Minister Rennie said the scorecard plays an important role in the competitive selection process to determine which countries are eligible to establish a five-year grant agreement known as a compact.

Liberia jumped two places on the MCC scorecard for Fiscal Year 2024, passing 14 out of 20 indicators, according to the MCC official website, compared to 12 out of 20 for FY 2023 indicators.

For the first time since 2007, Liberia recorded a pass in the Fiscal Policy indicator. The country recorded similar feat in 2022, when it passed the Rule of Law indicator for the first time.

This is the second time Liberia has successively passed the MCC scorecard after failing to obtain a passing mark in 2018, 2019, 2020, and 2021 under President George Manneh Weah's administration.

According to Minister Rennie, Liberia is considered to have passed the scorecard when it fulfills at least 10 of the 20 indicators.

They include the Control of Corruption indicator and either the Civil Liberties or Political Rights indicator.

Minister Rennie indicated that the recognition is a milestone achievement that has brought an end to the bad direction that the country was headed.

"Just the fact that Liberia is admitted to the MCC Scorecard program tells the commitment of the President and his leadership to ensure that he brings meaningful development and life-changing systems to the people of Liberia," he stated.

The Minister disclosed that over the last five years, there have been talks about President Weah's inability to govern the country, saying that the international achievement of the country has proven his critics wrong.

The Information Minister further explained that the scorecard has thrashed the assessment that President Weah is leading the country in the wrong direction.

He argued that the scorecard has proved that President Weah is capable of leading the country positively.

For his part, Liberia's Finance Minister Samuel D. Tweah said the MCC scorecard will dehumanize propaganda in the country.

The Minister said that the MCC scorecard showed President Weah's commitment to fiscal policy discipline, and microeconomic prudence, among others.

Mr. Tweah noted that since Liberia was founded, it has never passed fourteen marks on the MCC scorecard, indicating that President Weah is the first president to reach such a mark.

"We have passed the fiscal policy four times, since 2007. The last pass was in 2014. Since 2014, we have never passed. Before 2014, we passed 2007, 2008, and 2009 in fiscal policy," Minister Tweah revealed.

He detailed that out of the twenty indicators, Liberia passed fourteen.

Minister Tweah named the indicators as Fiscal Policy, Inflation, Trade Policy, Gender in the Economy, Land Rights and Access, Access to Credit, Employment Opportunity, and Political Rights.

He further named them as Civil Liberties, Control of Corruption, Rule of Law, Freedom of Information, Health Expenditures, and Immunization Rates.

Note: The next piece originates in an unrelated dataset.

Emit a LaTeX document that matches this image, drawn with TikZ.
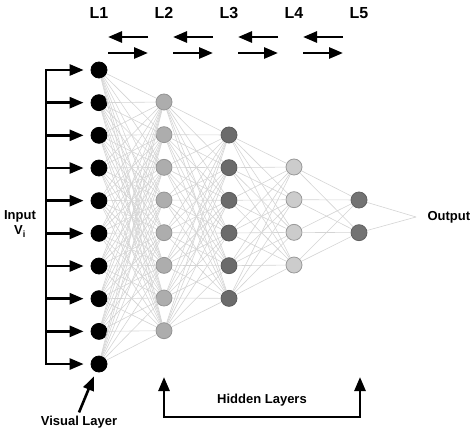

Minister Tweah explained that the MCC Board of Directors selects countries as eligible for MCC assistance that demonstrate a commitment to just and democratic governance, investing in people, and economic freedom, using the four-step process.

To be a candidate for MCC assistance, he said countries must be classified as either lower-middle-income [by] the World Bank, and not be prohibited from receiving assistance by federal law.

He said only candidate countries may be selected as eligible to develop a compact or threshold program.